**What this task involves:**
List the lines of this listing that hold the word "chart".
-- Start of Supplied data --
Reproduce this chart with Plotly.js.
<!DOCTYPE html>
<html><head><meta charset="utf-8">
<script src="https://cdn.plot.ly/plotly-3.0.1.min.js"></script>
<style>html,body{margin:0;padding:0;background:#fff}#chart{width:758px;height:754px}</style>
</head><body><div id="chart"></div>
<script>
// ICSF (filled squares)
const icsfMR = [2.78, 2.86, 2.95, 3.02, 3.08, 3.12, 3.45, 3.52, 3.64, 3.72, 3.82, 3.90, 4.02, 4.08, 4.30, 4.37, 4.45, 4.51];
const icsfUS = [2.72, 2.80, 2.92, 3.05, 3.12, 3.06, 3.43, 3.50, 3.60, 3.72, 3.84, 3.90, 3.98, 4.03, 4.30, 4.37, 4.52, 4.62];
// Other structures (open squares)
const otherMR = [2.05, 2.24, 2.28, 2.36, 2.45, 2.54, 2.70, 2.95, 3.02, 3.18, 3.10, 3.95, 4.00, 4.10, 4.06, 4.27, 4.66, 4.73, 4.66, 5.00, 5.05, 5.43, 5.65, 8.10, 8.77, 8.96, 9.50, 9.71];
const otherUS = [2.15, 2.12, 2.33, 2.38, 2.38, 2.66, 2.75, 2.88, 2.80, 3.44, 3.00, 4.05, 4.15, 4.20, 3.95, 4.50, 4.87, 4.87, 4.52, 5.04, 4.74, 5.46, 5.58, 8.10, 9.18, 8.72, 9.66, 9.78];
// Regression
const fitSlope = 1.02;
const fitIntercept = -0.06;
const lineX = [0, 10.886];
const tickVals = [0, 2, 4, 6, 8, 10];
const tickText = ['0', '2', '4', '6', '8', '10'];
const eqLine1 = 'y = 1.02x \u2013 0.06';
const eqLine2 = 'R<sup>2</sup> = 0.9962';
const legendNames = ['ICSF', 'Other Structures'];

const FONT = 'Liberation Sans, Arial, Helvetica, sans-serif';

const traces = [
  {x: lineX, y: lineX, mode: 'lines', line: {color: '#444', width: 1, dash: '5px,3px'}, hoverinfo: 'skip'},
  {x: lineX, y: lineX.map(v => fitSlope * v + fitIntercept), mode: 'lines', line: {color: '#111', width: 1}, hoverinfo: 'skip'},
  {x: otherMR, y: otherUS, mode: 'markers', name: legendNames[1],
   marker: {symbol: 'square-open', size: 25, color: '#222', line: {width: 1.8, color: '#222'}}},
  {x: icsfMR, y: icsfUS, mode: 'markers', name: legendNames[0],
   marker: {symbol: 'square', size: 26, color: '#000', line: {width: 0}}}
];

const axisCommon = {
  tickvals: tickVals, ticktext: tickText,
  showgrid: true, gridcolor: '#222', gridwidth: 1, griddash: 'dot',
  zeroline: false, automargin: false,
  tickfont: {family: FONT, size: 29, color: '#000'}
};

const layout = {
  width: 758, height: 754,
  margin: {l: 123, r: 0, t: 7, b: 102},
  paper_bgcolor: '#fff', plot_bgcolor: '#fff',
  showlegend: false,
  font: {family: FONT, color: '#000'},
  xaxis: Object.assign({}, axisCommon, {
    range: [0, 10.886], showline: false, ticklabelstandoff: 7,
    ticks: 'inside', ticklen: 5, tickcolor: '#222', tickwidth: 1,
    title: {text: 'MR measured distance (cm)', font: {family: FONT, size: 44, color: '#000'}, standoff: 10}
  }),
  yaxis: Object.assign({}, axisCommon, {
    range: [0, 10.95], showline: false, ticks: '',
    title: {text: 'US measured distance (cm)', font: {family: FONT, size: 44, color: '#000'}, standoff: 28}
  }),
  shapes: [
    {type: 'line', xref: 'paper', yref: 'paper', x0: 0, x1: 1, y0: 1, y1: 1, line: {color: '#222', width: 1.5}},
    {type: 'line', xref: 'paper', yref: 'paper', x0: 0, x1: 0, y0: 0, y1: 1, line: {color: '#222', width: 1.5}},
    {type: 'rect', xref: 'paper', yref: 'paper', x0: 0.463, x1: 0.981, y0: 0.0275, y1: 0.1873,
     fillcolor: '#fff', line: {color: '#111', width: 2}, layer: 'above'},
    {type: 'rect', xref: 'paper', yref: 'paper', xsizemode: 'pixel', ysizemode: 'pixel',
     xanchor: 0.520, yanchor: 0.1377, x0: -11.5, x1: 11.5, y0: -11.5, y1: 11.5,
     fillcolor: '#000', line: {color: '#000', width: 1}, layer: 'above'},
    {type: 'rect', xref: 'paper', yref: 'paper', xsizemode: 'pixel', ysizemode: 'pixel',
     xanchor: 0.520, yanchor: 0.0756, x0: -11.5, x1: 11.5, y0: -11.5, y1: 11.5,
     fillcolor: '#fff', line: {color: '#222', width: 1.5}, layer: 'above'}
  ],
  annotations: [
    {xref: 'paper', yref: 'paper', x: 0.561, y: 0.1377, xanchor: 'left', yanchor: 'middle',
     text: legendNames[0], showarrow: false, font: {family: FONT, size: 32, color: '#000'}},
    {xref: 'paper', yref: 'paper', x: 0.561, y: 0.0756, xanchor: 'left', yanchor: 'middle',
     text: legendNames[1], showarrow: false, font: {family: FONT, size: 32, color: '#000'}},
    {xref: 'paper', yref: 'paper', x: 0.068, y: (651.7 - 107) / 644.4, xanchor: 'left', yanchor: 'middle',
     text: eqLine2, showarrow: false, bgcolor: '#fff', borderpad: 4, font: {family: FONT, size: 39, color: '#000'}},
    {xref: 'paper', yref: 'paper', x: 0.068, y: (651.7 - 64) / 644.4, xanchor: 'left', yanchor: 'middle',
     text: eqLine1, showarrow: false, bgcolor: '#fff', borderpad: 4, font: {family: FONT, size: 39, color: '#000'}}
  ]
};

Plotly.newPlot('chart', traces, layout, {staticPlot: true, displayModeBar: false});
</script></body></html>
-- End of Supplied data --
**Task output:**
Reproduce this chart with Plotly.js.
<style>html,body{margin:0;padding:0;background:#fff}#chart{width:758px;height:754px}</style>
</head><body><div id="chart"></div>
Plotly.newPlot('chart', traces, layout, {staticPlot: true, displayModeBar: false});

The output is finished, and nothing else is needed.